Check every line of the material below for the string "this", and return the ones that have it.

# [Given data]
------------------------------

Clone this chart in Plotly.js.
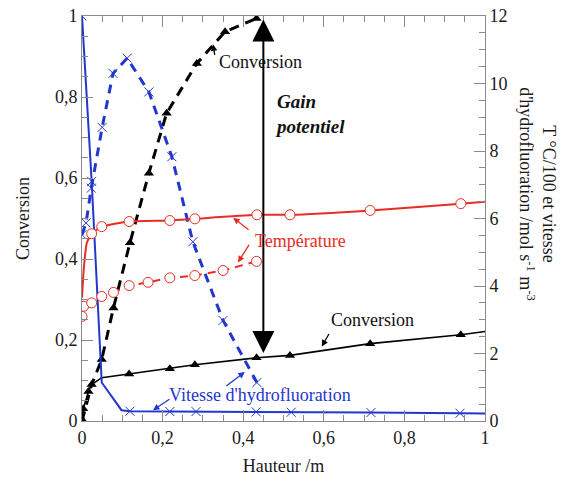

------------------------------

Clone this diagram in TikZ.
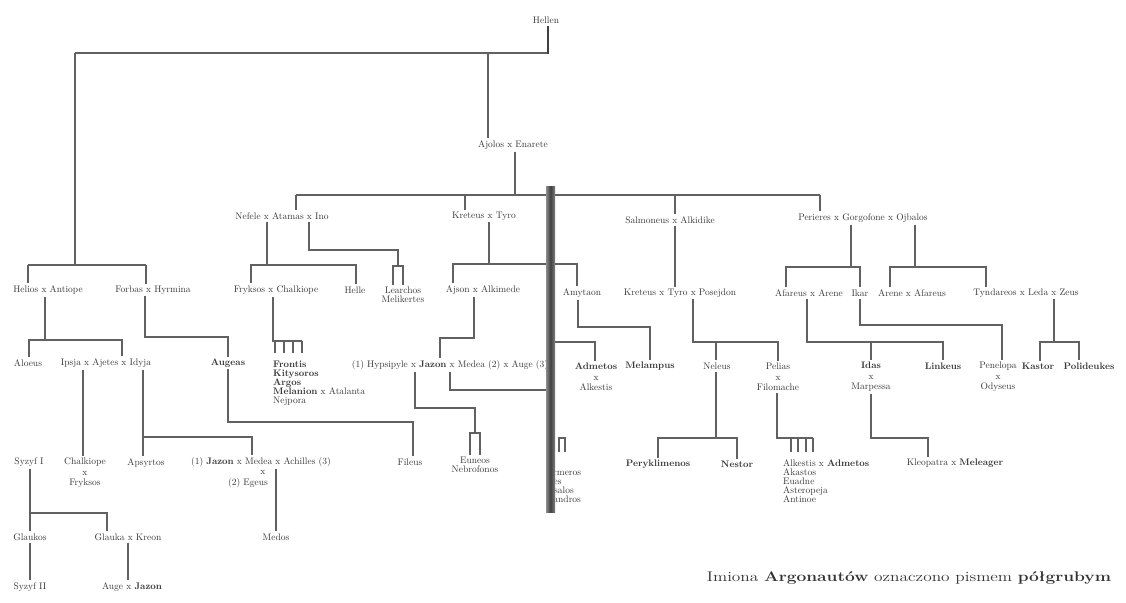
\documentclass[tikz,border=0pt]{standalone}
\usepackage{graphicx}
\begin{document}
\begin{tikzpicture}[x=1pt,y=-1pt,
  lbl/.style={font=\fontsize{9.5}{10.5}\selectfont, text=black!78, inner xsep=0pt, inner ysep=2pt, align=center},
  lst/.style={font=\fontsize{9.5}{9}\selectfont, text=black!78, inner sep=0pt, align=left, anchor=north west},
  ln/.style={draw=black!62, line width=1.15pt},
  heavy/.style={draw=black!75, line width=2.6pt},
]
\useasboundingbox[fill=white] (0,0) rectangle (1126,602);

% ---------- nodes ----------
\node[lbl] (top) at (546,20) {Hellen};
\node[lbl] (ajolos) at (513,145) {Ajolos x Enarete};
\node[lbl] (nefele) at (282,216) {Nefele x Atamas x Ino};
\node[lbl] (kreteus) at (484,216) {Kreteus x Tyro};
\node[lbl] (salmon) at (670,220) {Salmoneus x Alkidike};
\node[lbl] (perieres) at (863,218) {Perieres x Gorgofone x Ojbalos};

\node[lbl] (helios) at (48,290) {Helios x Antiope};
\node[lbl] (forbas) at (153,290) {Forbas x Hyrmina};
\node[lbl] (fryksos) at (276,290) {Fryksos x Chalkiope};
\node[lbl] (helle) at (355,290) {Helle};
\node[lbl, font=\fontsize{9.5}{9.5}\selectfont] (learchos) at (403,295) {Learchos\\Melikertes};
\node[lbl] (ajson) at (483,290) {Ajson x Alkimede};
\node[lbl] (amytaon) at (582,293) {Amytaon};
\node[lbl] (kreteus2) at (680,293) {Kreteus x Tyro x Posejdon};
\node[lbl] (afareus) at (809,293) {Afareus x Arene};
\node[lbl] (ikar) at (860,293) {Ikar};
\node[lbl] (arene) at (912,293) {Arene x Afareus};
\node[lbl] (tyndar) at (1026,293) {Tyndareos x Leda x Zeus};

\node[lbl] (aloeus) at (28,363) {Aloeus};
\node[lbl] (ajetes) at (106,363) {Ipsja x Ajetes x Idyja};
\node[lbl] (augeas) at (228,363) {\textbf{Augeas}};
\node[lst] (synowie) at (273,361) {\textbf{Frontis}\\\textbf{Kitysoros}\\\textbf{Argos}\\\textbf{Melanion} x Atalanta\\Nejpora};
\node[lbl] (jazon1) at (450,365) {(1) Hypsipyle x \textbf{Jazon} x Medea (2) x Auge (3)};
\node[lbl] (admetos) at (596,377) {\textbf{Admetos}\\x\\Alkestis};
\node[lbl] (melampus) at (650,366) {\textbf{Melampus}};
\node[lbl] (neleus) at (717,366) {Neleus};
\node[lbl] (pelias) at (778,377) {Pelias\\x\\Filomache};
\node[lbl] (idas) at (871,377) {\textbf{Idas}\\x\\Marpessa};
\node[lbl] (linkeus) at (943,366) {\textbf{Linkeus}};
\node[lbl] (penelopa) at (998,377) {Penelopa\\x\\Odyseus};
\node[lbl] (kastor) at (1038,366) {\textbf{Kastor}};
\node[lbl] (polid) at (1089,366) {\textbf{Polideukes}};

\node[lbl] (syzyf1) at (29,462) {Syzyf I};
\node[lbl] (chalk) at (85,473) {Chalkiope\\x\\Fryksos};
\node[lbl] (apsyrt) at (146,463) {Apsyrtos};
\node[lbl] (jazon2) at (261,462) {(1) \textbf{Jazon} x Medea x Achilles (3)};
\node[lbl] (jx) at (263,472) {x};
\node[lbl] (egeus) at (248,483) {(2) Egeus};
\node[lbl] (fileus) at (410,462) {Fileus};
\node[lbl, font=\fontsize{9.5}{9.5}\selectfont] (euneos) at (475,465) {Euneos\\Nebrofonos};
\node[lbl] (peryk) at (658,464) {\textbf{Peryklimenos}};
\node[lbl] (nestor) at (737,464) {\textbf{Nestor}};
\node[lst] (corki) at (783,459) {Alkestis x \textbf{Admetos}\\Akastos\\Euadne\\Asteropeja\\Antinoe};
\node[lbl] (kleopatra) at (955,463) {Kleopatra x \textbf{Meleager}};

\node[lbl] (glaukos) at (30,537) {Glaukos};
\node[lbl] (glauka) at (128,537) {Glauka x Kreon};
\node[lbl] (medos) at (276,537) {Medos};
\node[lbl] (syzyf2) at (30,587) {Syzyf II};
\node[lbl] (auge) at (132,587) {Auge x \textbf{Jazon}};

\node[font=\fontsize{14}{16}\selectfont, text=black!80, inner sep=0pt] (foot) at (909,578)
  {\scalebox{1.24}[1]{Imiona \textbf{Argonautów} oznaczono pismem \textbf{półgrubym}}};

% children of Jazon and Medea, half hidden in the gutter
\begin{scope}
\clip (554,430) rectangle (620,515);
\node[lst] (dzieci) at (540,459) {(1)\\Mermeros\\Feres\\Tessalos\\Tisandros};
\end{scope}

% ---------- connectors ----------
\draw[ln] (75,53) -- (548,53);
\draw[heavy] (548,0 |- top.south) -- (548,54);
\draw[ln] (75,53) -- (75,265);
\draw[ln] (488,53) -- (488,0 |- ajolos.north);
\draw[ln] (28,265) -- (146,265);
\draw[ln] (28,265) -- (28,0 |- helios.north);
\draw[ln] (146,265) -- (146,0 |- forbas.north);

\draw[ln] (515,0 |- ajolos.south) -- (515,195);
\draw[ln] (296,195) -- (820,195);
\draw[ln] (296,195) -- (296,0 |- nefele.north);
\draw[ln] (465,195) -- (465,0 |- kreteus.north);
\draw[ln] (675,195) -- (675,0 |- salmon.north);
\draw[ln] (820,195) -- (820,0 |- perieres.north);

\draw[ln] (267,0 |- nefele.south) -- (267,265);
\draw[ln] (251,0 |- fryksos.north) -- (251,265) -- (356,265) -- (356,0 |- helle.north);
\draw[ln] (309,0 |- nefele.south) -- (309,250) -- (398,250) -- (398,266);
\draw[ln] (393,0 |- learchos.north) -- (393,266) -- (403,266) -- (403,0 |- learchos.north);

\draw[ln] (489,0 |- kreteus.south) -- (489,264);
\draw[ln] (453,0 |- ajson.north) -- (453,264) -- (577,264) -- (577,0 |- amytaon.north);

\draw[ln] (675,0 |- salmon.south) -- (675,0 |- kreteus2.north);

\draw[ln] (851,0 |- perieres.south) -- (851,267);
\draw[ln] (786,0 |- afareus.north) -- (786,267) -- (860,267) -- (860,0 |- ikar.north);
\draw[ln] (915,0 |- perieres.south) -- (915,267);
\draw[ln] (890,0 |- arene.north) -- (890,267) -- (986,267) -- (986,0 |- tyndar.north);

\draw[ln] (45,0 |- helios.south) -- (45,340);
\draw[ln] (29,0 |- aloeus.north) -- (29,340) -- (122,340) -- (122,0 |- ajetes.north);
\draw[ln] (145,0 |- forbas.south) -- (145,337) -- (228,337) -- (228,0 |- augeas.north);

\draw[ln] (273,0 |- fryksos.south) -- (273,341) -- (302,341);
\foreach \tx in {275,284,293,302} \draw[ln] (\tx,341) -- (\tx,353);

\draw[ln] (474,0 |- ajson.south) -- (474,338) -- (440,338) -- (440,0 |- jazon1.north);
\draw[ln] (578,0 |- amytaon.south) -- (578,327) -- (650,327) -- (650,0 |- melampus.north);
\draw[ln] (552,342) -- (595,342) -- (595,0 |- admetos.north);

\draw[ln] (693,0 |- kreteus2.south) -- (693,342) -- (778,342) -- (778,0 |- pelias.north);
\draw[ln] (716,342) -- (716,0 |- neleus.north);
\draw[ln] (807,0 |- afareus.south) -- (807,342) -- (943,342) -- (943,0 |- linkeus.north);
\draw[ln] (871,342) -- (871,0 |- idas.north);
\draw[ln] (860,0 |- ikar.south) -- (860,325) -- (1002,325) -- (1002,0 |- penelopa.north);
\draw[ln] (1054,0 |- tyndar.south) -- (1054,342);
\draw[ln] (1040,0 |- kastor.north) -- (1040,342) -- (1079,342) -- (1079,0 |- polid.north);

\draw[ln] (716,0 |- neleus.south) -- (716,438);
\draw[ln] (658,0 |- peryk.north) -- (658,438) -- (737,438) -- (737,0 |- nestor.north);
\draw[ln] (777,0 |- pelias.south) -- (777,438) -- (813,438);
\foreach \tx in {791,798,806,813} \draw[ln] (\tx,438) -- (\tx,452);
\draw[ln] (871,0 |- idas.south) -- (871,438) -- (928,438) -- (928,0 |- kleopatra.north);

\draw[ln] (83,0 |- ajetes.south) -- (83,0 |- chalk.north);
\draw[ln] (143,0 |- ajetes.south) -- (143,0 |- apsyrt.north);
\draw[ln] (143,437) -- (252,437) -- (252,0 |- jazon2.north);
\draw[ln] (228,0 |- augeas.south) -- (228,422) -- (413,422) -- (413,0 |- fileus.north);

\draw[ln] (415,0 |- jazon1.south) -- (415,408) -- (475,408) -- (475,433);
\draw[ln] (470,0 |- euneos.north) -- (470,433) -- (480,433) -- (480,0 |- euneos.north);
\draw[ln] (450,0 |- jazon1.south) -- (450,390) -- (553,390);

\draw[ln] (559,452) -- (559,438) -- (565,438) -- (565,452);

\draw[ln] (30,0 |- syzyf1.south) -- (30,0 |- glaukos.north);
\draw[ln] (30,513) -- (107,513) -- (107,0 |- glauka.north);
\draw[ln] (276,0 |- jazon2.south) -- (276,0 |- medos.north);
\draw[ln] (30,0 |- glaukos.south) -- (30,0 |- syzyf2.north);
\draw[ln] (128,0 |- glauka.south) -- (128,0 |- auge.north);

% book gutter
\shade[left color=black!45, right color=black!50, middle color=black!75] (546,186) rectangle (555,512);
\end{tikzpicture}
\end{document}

------------------------------

# [Task response]
Clone this chart in Plotly.js.
Clone this diagram in TikZ.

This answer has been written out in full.